CLEVELAND FREE TIMES
16-22 December 1998

LOST HIGHWAY
Through the Windshield, Darkly
by Frank Green

For almost a decade, it existed as a kind of ghost book, disembodied but with a variegated voice that whined and whistled and wailed like the wind through an underground tunnel connecting the literary subcultures of two cities. Michael DeCapite’s renditions of rollicking riffs from his unpublished novel Through The Windshield highlighted many a poetry reading on the Lower East Side of Manhattan and south side of Cleveland in the late 1980s. And it wasn’t long before the book developed a small, enthusiastic cadre of admirers. After years of unsuccessful attempts to defrost the ice of editorial indifference that occluded his legendary Windshield from wider public view, DeCapite’s cracked the glass by publishing the book himself.

The story of a young Cleveland cab driver just past the cusp of adolescence, Through The Windshield is based on events in the author’s life, but it darkens the starry-eyed romanticism of many autobiographical first novels with a pen dipped in the smoky black ink of industrial decay. It’s Look Homeward, Angel from a boarded-up home, On the Road on streets that lead nowhere. Without sanctifying its characters or hoping for a better future, it seeks poetry in poverty, wisdom in waste and beauty in decrepitude, stuffing its pockets with satire and wearing romanticism on its sleeve as a talisman against cynicism.

As a teenager inspired by punk rock, Mike DeCapite read the usual subversive authors (William Burroughs, Hubert Selby, Jean Genet). Their leathery, irreverent hides lurk in the shadows of Through The Windshield, which is occupied by bums and criminals who might have ended ass up in its pages after stints in better-known books. But it’s the influence of two less canonical writers that makes DeCapite’s books so unique. From Louis-Ferdinand Celine, he learned to balance pathos, humor and poetic description, making music from the rhythmic juxtaposition of unlike parts. From his dad, Raymond DeCapite, he learned to find radiant silk hidden under the stonewashed denim of everyday life.

Through The Windshield has an elliptical episodic structure that fits perfectly with its tentative tone. Danny, the protagonist, lives alone in a dingy Tremont apartment, back when it was still a tattered slum called the South Side. He’s just broken up with his girlfriend and is perpetually strapped despite a series of dead-end jobs. A lonely, broke and broken-down soul, he lives in the ellipses of a life going nowhere, in the margins of events and the dot-dot-dots of dreary days and dismal nights. But it’s during these twilight interludes between things that he finds music in the sound of falling ash and beauty in gradations of gray sky.

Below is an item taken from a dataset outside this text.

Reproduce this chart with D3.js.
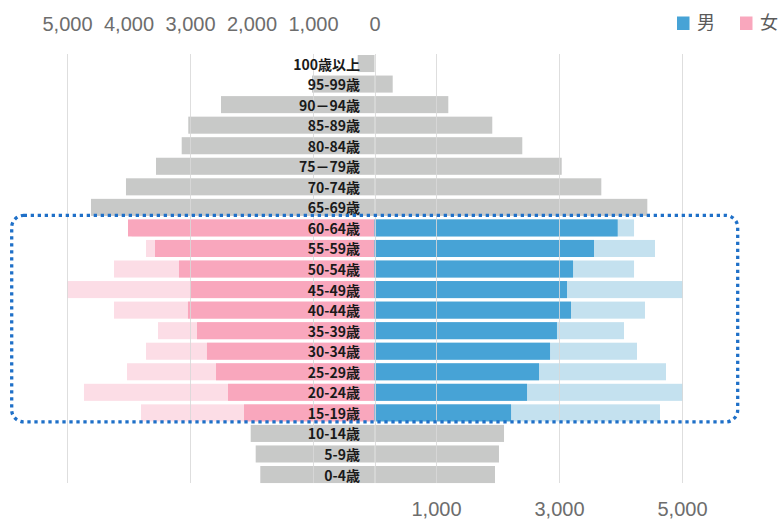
<!DOCTYPE html>
<html>
<head>
<meta charset="utf-8">
<script src="https://cdn.jsdelivr.net/npm/d3@7/dist/d3.min.js"></script>
<style>
  html, body { margin: 0; padding: 0; background: #ffffff; }
  svg { display: block; }
</style>
</head>
<body>
<svg id="chart" width="778" height="521"></svg>
<script>
// ---------- data ----------
const ageGroups = ["100歳以上","95-99歳","90－94歳","85-89歳","80-84歳","75－79歳","70-74歳","65-69歳",
  "60-64歳","55-59歳","50-54歳","45-49歳","40-44歳","35-39歳","30-34歳","25-29歳","20-24歳","15-19歳",
  "10-14歳","5-9歳","0-4歳"];
// current population (female = 女, male = 男)
const femaleValues = [273,1016,2496,3028,3135,3553,4041,4610,
  4008,3569,3179,3000,3033,2886,2724,2577,2382,2122,
  2013,1932,1857];
const maleValues = [0,296,1200,1915,2403,3044,3688,4436,
  3954,3569,3228,3130,3195,2967,2854,2675,2480,2220,
  2106,2024,1959];
// highlighted working-age groups and their comparison (lighter) values
const workingAgeGroups = ["60-64歳","55-59歳","50-54歳","45-49歳","40-44歳","35-39歳","30-34歳","25-29歳","20-24歳","15-19歳"];
const femaleCompare = [3950,3715,4236,5000,4236,3520,3715,4024,4724,3797];
const maleCompare = [4220,4561,4220,5016,4398,4057,4268,4740,5016,4642];
const topTicks = [5000,4000,3000,2000,1000,0];
const bottomTicks = [1000,3000,5000];
const gridTicks = [0,1000,3000,5000];
const legendItems = ["男","女"];

// ---------- layout ----------
const svg = d3.select("#chart");
const center = 374.5;
const xF = d3.scaleLinear().domain([0,5000]).range([center, 67]);
const xM = d3.scaleLinear().domain([0,5000]).range([center, 682]);
const y = d3.scaleBand().domain(ageGroups).range([53.25, 484.8]).paddingInner(0.17).paddingOuter(0.085);
const bw = y.bandwidth();

const colors = {
  gray: "#c8c9c8",
  female: "#f9a7bd", femaleLight: "#fcdde6",
  male: "#47a3d6", maleLight: "#c4e1ef",
  grid: "#d9d9d9", dotted: "#1f70c8", label: "#1a1a1a", tick: "#6d6d6d"
};
const isWorking = d => workingAgeGroups.includes(d);

const rows = ageGroups.map((g,i) => ({group: g, f: femaleValues[i], m: maleValues[i]}));
const compRows = workingAgeGroups.map((g,i) => ({group: g, f: femaleCompare[i], m: maleCompare[i]}));

// comparison (light) bars
svg.append("g").selectAll("rect").data(compRows).join("rect")
  .attr("x", d => xF(d.f)).attr("y", d => y(d.group))
  .attr("width", d => center - xF(d.f)).attr("height", bw)
  .attr("fill", colors.femaleLight);
svg.append("g").selectAll("rect").data(compRows).join("rect")
  .attr("x", center).attr("y", d => y(d.group))
  .attr("width", d => xM(d.m) - center).attr("height", bw)
  .attr("fill", colors.maleLight);

// main bars
svg.append("g").selectAll("rect").data(rows).join("rect")
  .attr("x", d => xF(d.f)).attr("y", d => y(d.group))
  .attr("width", d => center - xF(d.f)).attr("height", bw)
  .attr("fill", d => isWorking(d.group) ? colors.female : colors.gray);
svg.append("g").selectAll("rect").data(rows).join("rect")
  .attr("x", center).attr("y", d => y(d.group))
  .attr("width", d => xM(d.m) - center).attr("height", bw)
  .attr("fill", d => isWorking(d.group) ? colors.male : colors.gray);

// grid lines (drawn over bars)
const gridG = svg.append("g").attr("stroke", colors.grid).attr("stroke-width", 1).attr("opacity", 0.85);
const gridY0 = 54, gridY1 = 483;
gridG.selectAll("line.f").data(gridTicks.filter(d => d > 0)).join("line").attr("class","f")
  .attr("x1", d => Math.round(xF(d)) + 0.5).attr("x2", d => Math.round(xF(d)) + 0.5)
  .attr("y1", gridY0).attr("y2", gridY1);
gridG.selectAll("line.m").data(gridTicks).join("line").attr("class","m")
  .attr("x1", d => Math.round(xM(d)) + 0.5).attr("x2", d => Math.round(xM(d)) + 0.5)
  .attr("y1", gridY0).attr("y2", gridY1);

// category labels
svg.append("g").selectAll("text").data(ageGroups).join("text")
  .attr("x", 360).attr("y", d => y(d) + bw/2)
  .attr("text-anchor", "end").attr("dominant-baseline", "central")
  .attr("font-family", "'Noto Sans CJK JP', 'Noto Sans', sans-serif")
  .attr("font-weight", "bold").attr("font-size", 14)
  .attr("fill", colors.label)
  .text(d => d);

// top axis
const topAxis = svg.append("g").attr("transform", "translate(0,31)")
  .call(d3.axisTop(xF).tickValues(topTicks).tickFormat(d3.format(",")).tickSize(0).tickPadding(0));
topAxis.select(".domain").remove();
topAxis.selectAll("text").attr("font-family", "'Liberation Sans', Arial, sans-serif")
  .attr("font-size", 20).attr("fill", colors.tick);

// bottom axis
const bottomAxis = svg.append("g").attr("transform", "translate(0,502)")
  .call(d3.axisBottom(xM).tickValues(bottomTicks).tickFormat(d3.format(",")).tickSize(0).tickPadding(0));
bottomAxis.select(".domain").remove();
bottomAxis.selectAll("text").attr("font-family", "'Liberation Sans', Arial, sans-serif")
  .attr("font-size", 20).attr("fill", colors.tick);

// highlight frame
const frameTop = y(workingAgeGroups[0]) - 4;
const frameBottom = y(workingAgeGroups[workingAgeGroups.length-1]) + bw + 0.5;
svg.append("rect")
  .attr("x", 11.7).attr("y", frameTop)
  .attr("width", 737.7 - 11.7).attr("height", frameBottom - frameTop)
  .attr("rx", 12).attr("ry", 12)
  .attr("fill", "none").attr("stroke", colors.dotted)
  .attr("stroke-width", 3.3).attr("stroke-dasharray", "3.3 3.7");

// legend
const legendColor = {"男": colors.male, "女": colors.female};
const legendX = [677, 740];
const lg = svg.append("g").selectAll("g").data(legendItems).join("g")
  .attr("transform", (d,i) => `translate(${legendX[i]},16.5)`);
lg.append("rect").attr("width", 12.5).attr("height", 13.5).attr("fill", d => legendColor[d]);
lg.append("text").attr("x", 20).attr("y", 12.5)
  .attr("font-family", "'Noto Sans CJK JP', sans-serif").attr("font-size", 18)
  .attr("fill", "#5a5a5a").text(d => d);
</script>
</body>
</html>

His neighbor, Fast Eddie, an unlucky middle-aged gambler who takes the young man under his flea-bitten wing, is way ahead of him. While Danny takes refuge in poetry, Ed finds shelter in a cynical but highly developed form of self-deprecating humor. The stories he tells Danny about his foibles and those of his fellow losers, and his misadventures with the crazy, fucked-up women whose disconnected phone numbers fill the little black book of his life, are hilarious. But shelters can turn into prisons, and when Ed’s pursued by a beautiful, intelligent young woman who sees the nobility buried under his abject demeanor, he’s unable to respond because he’s convinced he’s unworthy.

There are a lot of reasons to read this book. Read it for the gambler’s lingo and hysterical tales of bums gone to seed. Read it for the poetic description of Cleveland’s harsh seasons, industrial landscape, urban blight, and quick sketches of inner-city denizens. Read it for nose-thumbing diatribes on the absurdities of temporary factory work and night-time cab driving. Read it for its humor. Read it for its pain. Or read it for its language, a hard-boiled version of beat expansiveness. One thing’s certain: with all the different and sometimes contradictory things that this book accomplishes, you’ll never read anything else like it.